Within the entries below, please return exactly the lines from the one with "Write a Python" through the one with "n = len(mois)", leaving out any pictures.

** BEGIN Records **

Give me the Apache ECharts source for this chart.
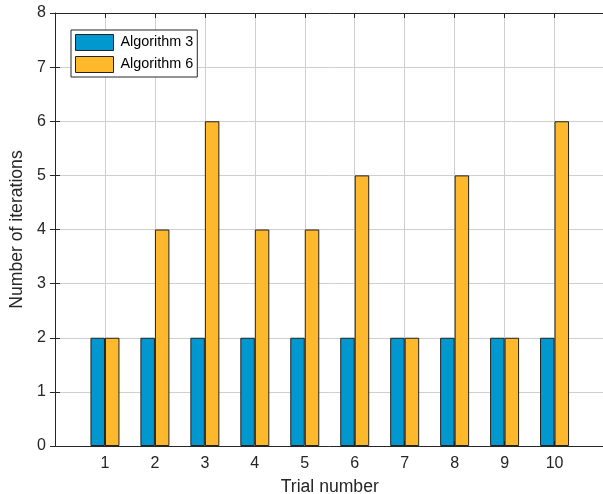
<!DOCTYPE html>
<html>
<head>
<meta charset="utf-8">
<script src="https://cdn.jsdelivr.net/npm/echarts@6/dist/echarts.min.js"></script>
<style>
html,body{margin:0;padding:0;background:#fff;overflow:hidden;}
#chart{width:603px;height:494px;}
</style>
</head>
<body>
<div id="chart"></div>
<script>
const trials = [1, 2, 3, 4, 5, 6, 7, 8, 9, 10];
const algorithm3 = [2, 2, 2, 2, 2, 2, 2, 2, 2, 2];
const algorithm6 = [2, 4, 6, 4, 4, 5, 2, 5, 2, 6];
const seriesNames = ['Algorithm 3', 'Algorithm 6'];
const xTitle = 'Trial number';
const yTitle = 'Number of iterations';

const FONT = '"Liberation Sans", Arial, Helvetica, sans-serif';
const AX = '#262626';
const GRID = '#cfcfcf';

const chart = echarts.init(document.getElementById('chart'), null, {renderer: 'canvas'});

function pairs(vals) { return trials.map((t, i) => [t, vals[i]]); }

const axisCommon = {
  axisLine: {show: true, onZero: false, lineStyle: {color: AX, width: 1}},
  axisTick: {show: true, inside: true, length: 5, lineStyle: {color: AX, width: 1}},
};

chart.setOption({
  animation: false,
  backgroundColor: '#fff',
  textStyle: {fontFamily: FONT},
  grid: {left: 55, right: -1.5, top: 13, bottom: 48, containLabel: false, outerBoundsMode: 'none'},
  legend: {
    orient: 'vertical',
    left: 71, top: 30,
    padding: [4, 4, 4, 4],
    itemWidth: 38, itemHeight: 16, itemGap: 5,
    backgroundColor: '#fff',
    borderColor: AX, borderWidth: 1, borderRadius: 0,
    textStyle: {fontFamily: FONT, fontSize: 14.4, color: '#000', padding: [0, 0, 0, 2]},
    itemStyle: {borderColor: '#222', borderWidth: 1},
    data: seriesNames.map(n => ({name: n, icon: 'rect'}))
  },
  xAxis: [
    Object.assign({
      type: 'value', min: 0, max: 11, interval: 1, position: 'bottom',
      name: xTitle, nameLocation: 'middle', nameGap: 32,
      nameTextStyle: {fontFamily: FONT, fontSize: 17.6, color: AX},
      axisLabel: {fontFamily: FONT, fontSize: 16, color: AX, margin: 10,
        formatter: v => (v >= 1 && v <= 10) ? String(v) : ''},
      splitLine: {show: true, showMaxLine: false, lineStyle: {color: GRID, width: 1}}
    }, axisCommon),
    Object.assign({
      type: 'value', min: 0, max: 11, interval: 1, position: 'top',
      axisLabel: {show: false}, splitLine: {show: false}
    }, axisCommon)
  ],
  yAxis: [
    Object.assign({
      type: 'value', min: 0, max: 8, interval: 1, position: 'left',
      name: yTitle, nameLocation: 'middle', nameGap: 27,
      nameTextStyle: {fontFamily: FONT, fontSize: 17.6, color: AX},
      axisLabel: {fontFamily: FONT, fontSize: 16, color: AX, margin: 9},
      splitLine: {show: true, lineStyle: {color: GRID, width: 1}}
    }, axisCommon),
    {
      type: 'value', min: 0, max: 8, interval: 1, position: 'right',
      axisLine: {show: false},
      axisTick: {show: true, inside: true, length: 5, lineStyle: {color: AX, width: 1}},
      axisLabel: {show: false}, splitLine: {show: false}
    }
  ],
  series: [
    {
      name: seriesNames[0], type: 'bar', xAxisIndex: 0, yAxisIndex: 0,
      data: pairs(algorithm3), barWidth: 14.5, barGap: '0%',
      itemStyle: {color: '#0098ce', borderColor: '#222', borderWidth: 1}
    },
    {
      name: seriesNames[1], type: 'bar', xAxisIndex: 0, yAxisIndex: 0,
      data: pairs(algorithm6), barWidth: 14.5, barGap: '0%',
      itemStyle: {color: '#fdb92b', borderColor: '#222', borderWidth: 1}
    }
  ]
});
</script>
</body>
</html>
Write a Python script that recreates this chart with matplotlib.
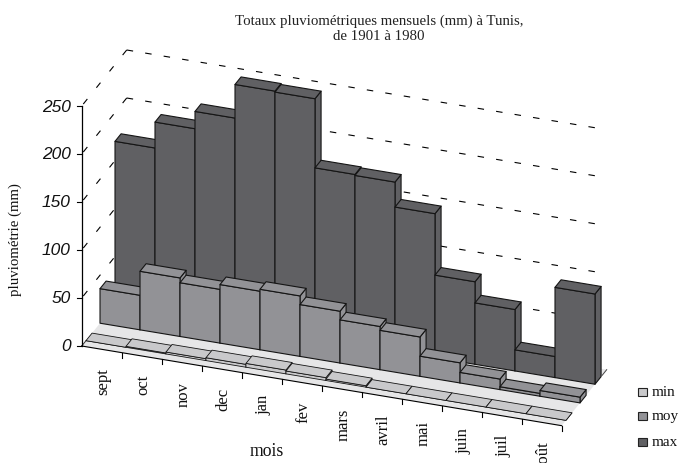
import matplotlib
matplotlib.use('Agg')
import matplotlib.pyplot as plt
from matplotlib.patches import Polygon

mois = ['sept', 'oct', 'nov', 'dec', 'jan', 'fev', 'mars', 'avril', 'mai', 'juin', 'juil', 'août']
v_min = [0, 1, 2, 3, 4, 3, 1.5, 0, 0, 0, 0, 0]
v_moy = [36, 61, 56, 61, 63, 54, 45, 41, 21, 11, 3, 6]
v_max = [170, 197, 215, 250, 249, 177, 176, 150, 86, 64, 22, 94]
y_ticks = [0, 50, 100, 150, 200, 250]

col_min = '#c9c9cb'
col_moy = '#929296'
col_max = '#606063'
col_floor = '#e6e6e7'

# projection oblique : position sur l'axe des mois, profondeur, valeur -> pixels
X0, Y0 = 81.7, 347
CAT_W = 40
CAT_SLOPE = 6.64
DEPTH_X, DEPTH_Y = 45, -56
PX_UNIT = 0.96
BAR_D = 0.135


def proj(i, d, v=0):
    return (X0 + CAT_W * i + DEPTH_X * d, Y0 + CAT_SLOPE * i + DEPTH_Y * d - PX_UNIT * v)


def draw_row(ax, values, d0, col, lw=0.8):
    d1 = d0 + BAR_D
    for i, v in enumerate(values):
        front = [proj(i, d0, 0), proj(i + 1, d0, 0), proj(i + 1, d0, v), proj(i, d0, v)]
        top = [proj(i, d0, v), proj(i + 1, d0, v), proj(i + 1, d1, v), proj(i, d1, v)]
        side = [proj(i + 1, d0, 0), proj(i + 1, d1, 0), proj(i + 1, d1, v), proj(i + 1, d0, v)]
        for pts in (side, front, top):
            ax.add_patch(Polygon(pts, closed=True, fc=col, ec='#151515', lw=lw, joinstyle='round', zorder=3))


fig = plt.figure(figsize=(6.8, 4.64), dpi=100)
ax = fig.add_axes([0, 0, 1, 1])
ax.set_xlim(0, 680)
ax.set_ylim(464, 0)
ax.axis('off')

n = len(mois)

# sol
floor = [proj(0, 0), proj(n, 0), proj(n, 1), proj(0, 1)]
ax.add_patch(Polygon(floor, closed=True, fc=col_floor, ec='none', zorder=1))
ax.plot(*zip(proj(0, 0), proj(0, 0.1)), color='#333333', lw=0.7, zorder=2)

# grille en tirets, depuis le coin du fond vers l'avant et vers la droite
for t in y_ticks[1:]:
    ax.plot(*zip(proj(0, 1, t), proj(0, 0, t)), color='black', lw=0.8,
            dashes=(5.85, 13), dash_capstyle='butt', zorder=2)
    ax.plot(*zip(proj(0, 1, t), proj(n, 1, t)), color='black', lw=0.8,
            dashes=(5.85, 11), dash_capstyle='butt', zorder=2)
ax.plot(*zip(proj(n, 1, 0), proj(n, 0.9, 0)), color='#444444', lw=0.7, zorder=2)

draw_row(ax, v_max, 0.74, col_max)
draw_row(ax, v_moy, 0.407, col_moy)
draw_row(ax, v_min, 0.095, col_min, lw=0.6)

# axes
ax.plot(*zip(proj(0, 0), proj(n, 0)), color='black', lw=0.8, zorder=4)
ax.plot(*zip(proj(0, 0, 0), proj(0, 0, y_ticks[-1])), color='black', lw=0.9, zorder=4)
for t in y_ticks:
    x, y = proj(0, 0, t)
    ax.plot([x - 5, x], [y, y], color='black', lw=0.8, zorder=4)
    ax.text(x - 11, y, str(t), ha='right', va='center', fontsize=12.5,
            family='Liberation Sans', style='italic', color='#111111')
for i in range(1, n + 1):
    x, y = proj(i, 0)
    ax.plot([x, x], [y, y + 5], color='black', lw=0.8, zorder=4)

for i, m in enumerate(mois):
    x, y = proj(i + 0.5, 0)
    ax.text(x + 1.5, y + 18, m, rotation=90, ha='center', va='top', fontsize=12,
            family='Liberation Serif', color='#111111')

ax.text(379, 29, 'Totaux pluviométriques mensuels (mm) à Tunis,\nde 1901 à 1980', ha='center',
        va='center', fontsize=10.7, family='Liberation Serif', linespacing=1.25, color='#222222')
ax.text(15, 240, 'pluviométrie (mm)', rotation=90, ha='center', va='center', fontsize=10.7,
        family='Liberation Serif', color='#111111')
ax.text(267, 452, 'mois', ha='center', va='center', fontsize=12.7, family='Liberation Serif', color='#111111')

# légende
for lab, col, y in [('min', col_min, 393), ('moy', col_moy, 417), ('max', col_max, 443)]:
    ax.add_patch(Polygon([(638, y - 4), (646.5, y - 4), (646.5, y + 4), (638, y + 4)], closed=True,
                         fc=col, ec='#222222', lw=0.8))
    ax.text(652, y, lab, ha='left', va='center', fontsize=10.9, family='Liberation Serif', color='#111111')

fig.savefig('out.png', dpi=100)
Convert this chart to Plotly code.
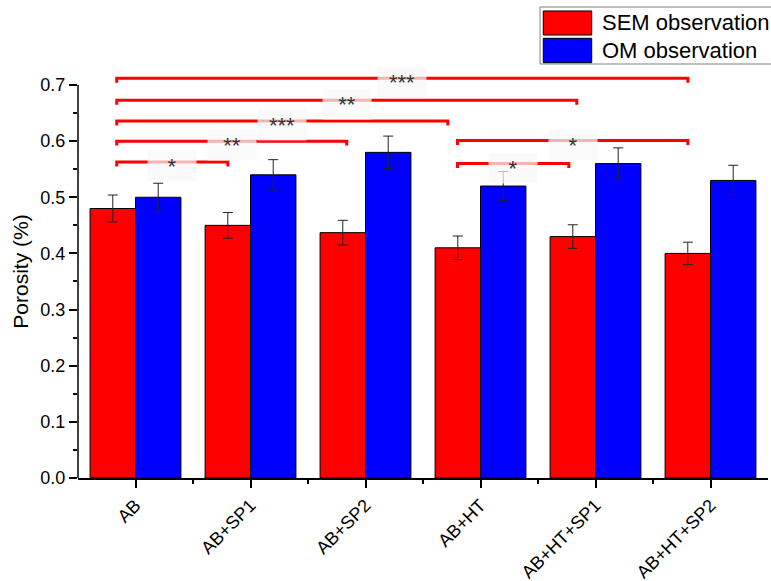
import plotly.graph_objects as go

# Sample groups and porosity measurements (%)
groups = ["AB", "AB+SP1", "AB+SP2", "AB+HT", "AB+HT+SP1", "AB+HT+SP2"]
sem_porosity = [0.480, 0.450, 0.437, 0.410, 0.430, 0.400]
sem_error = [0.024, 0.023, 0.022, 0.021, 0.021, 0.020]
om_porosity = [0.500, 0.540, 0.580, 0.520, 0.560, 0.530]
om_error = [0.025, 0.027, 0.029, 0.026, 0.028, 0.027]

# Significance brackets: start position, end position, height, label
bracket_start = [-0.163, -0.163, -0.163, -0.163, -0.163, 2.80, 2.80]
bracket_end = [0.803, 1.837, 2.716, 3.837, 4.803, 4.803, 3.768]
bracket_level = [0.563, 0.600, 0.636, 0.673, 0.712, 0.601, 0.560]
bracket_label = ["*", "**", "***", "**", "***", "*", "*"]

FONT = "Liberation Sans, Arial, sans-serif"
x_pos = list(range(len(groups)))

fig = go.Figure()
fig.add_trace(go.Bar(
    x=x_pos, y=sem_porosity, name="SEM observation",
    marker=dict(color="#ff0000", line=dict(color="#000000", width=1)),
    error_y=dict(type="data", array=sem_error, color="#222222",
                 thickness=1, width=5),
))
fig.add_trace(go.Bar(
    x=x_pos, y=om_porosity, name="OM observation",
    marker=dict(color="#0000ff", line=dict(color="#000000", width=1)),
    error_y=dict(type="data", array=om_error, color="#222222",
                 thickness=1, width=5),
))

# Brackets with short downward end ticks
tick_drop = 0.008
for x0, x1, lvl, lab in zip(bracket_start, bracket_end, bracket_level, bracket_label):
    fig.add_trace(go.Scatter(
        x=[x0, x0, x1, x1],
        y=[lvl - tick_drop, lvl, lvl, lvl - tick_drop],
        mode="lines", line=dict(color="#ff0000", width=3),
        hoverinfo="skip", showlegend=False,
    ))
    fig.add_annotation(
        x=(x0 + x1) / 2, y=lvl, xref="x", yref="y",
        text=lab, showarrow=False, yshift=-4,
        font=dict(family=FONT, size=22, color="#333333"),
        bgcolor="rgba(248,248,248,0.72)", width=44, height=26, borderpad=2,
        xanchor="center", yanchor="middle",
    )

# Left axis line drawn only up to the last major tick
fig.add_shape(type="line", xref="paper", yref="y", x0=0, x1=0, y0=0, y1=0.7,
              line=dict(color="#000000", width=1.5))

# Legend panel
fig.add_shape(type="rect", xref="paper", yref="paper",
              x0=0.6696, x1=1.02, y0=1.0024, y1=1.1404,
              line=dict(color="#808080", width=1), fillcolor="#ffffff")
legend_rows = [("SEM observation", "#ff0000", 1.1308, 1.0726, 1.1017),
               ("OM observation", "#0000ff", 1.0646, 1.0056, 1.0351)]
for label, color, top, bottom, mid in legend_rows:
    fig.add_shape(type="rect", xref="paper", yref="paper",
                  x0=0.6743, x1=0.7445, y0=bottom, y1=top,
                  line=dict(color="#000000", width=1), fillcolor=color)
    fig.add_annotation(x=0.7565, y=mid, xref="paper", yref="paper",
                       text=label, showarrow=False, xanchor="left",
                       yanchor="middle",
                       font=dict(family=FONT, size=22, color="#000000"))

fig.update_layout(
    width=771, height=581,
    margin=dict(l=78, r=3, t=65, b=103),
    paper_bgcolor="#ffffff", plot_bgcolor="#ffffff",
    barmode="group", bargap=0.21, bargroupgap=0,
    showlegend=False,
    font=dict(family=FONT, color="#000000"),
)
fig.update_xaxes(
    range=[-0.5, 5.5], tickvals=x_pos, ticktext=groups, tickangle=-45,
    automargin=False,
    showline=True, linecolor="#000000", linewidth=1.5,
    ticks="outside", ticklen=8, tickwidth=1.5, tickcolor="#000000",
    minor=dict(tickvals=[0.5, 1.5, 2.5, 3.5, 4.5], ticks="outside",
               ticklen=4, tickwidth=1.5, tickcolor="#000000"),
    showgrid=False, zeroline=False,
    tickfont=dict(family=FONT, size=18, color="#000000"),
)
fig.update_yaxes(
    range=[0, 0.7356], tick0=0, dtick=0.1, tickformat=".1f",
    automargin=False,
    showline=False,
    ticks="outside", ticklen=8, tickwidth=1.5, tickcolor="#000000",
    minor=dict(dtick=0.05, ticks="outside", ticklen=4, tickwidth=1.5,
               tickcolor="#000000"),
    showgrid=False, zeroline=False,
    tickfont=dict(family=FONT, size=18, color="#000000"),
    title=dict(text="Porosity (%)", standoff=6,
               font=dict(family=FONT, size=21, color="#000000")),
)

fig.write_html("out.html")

** END Records **

(Solution for this exercise):
Write a Python script that recreates this chart with matplotlib.
import matplotlib
matplotlib.use('Agg')
import matplotlib.pyplot as plt
from matplotlib.patches import Polygon

mois = ['sept', 'oct', 'nov', 'dec', 'jan', 'fev', 'mars', 'avril', 'mai', 'juin', 'juil', 'août']
v_min = [0, 1, 2, 3, 4, 3, 1.5, 0, 0, 0, 0, 0]
v_moy = [36, 61, 56, 61, 63, 54, 45, 41, 21, 11, 3, 6]
v_max = [170, 197, 215, 250, 249, 177, 176, 150, 86, 64, 22, 94]
y_ticks = [0, 50, 100, 150, 200, 250]

col_min = '#c9c9cb'
col_moy = '#929296'
col_max = '#606063'
col_floor = '#e6e6e7'

# projection oblique : position sur l'axe des mois, profondeur, valeur -> pixels
X0, Y0 = 81.7, 347
CAT_W = 40
CAT_SLOPE = 6.64
DEPTH_X, DEPTH_Y = 45, -56
PX_UNIT = 0.96
BAR_D = 0.135


def proj(i, d, v=0):
    return (X0 + CAT_W * i + DEPTH_X * d, Y0 + CAT_SLOPE * i + DEPTH_Y * d - PX_UNIT * v)


def draw_row(ax, values, d0, col, lw=0.8):
    d1 = d0 + BAR_D
    for i, v in enumerate(values):
        front = [proj(i, d0, 0), proj(i + 1, d0, 0), proj(i + 1, d0, v), proj(i, d0, v)]
        top = [proj(i, d0, v), proj(i + 1, d0, v), proj(i + 1, d1, v), proj(i, d1, v)]
        side = [proj(i + 1, d0, 0), proj(i + 1, d1, 0), proj(i + 1, d1, v), proj(i + 1, d0, v)]
        for pts in (side, front, top):
            ax.add_patch(Polygon(pts, closed=True, fc=col, ec='#151515', lw=lw, joinstyle='round', zorder=3))


fig = plt.figure(figsize=(6.8, 4.64), dpi=100)
ax = fig.add_axes([0, 0, 1, 1])
ax.set_xlim(0, 680)
ax.set_ylim(464, 0)
ax.axis('off')

n = len(mois)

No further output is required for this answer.